If you have been paying any attention to news about using games for education, you’ve heard of Dr. Daphne Bavelier. There have been numerous articles repeating what she summarized in her TED Talk – that research shows playing video games (the first person shooter type of games like Black Ops) improves brain function.
So recently I revisited this topic, trying to find if there were additional research articles to clarify these results. Unsuccessful, I listened to Dr. Bavelier’s presentation again. There was a nagging voice in the back of my mind that her words resembled something I had read before. As she repeated “step into the lab and really measure” each time before quoting research findings to debunk some myths about video games, the light switch came on.
I recalled a chapter I had read in Lev Vygotsky’s work on his well-known zone of proximal development theory. He described the short-comings of the stimulus-response method of research that was favored by other psychologist of his time. It depended on subjects responding to an artificial stimulus in a set of highly controlled tests which resulted in measurable data, but did not give a real clue to how the brain processes were developed. In other words, this method revealed only what subjects were able to do and not how they learned to do it. He referred to this as an attempt to fossilize a dynamic process. This was the same result I was seeing with the research that Dr. Bavelier was describing.
According to Dr. Bavelier the skills gained were not just used in games but in the real world. I heard how subjects played games that improved low contrast vision, which would help them drive better in the fog.  I expected to learn about the fog driving experiment, but it never occurred. Despite claims that the skills gained by gaming were real world skills, the tests were all presented in the same manner as games are played – on computer screens. The real world skills were simply extrapolated possibilities.
Gamers watched identical yellow smiley faces move across a screen, and identified if a particular one was one of those that randomly turned blue and sad (or psuedo-randomly as there are no real random events on a computer). They could take in information faster on this simulation of watching a group of children than non-gamers. However, that neither proved that they are more efficient or better at keeping track of real children. Why simulate? Put individuals from both groups in a classroom and have them teach a lesson while keeping a checklist noting the number of times a specific child performs a number of different actions that are targeted for change. That is a real life task.
Every example of increased cognitive ability through gaming – such as claims that people who played electronic games were less distracted by surroundings or more efficient at a task – was shown by their performance at another game-like activity confined to a screen. There was no mention of determining causation in these particular skills – no observational studies that would reveal whether people were drawn to video games because they could do these kinds of tasks in a virtual world or the other way around. The only time that this question of causation was mentioned was in connection with the basic skill of low contrast vision.
In another experiment people who did not routinely play video games had to select the correct drawing of a 3-dimensional object rotated into another position from similar drawings.
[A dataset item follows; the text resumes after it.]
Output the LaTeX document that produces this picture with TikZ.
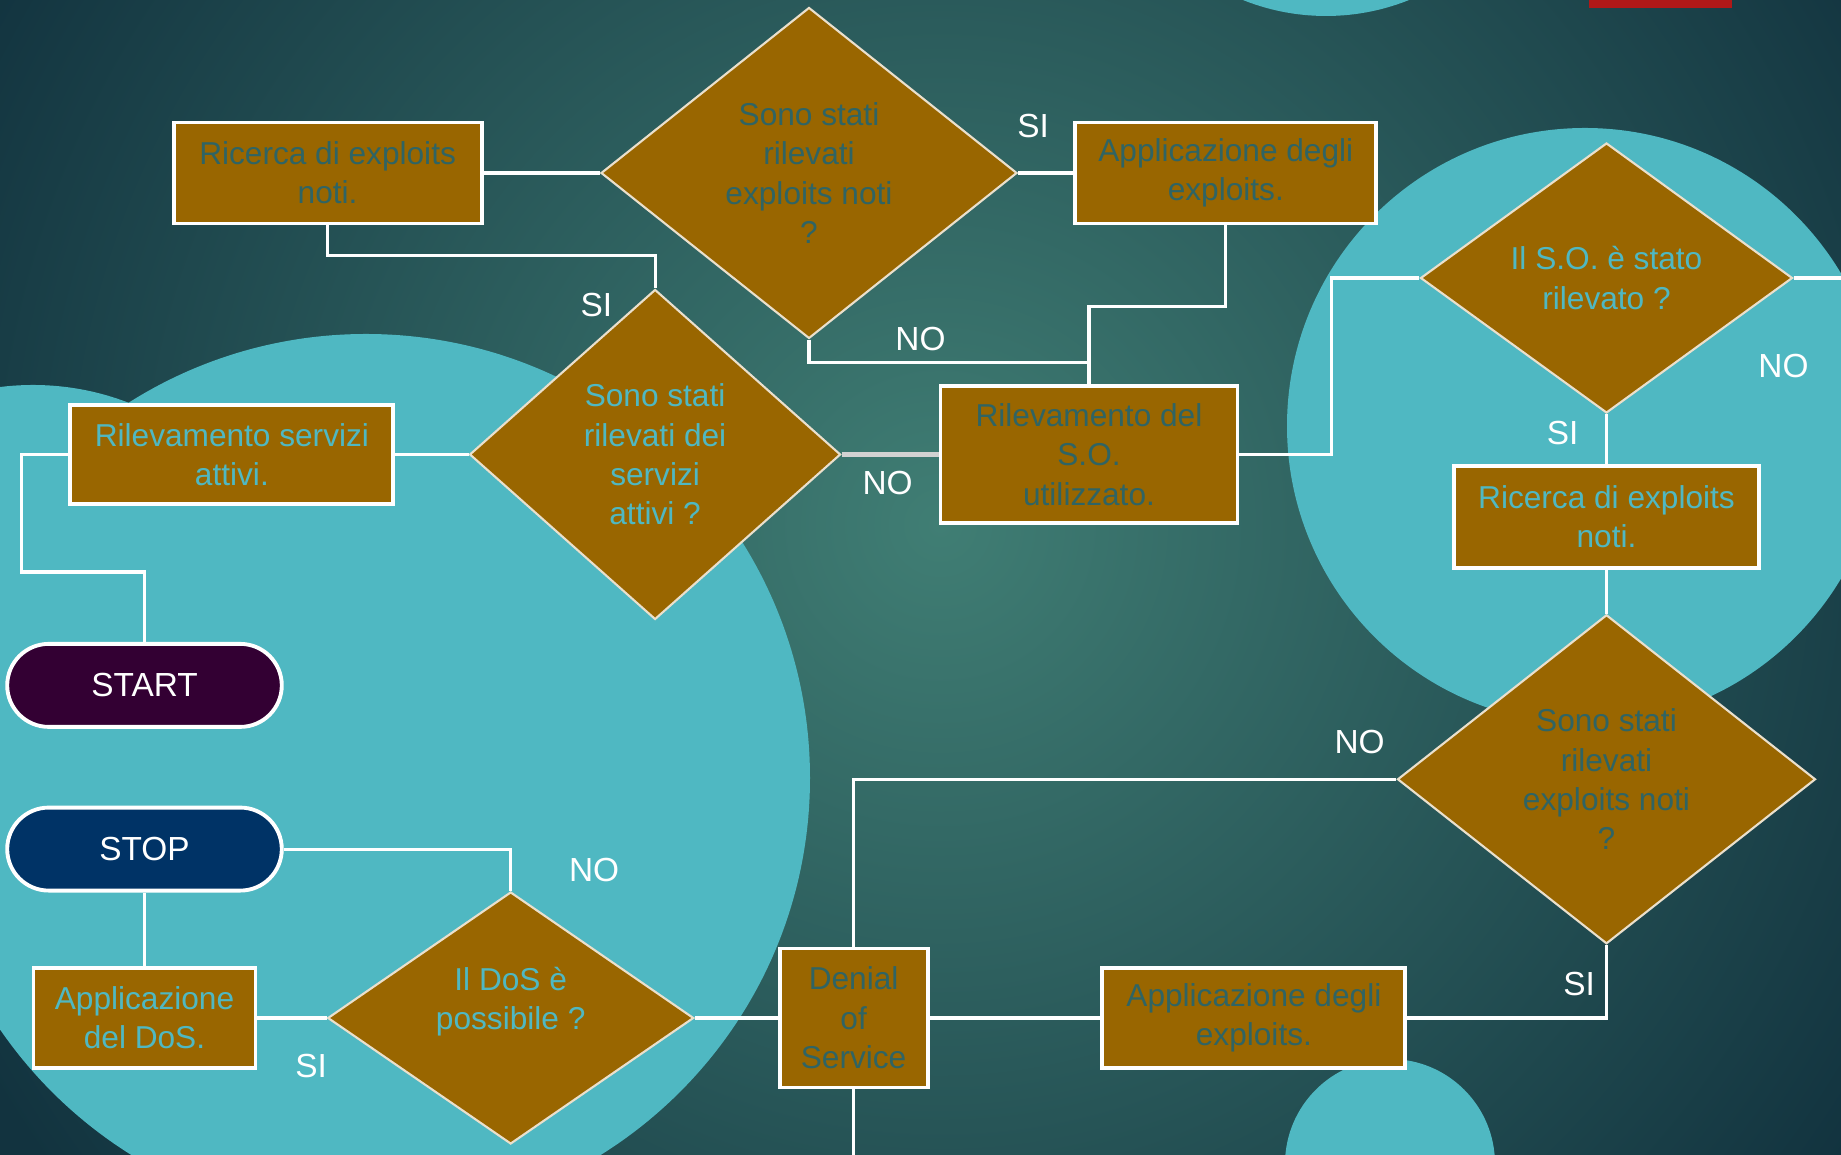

After several hours of game playing this skill improved. I wanted to know how much more they improved than in the control group – those who took the same computer based test both times without the game playing in between. Both groups should have better scores the second time according to the practice effect. However, there was no mention of the control groups scores, leaving me to wonder if they existed.
A well designed experiment would have a randomly selected population that did not play video games (similar average age, gender and education level). This population would be tested on a range of skills: simulated situations presented by computers, situations using real people and materials, and established cognitive assessments. Then, half would play video games daily for an extended period of time and the others would not. At the end of the specified period both groups would be retested in same manner as the first time to measure the difference. There was no evidence that this occurred.
Finally, if there is no harm in playing why did Dr. Bavelier advice moderation in playing at the end of the TED talk? The addictive quality of video games was openly admitted and that quality does cause problems. The only conclusion that I can gather from her research is that playing video games improves a persons ability in experiments measuring video game-like skills. But I imagine Lev Vygotsky would have looked at the experiments and gathered that there was a problem with the method.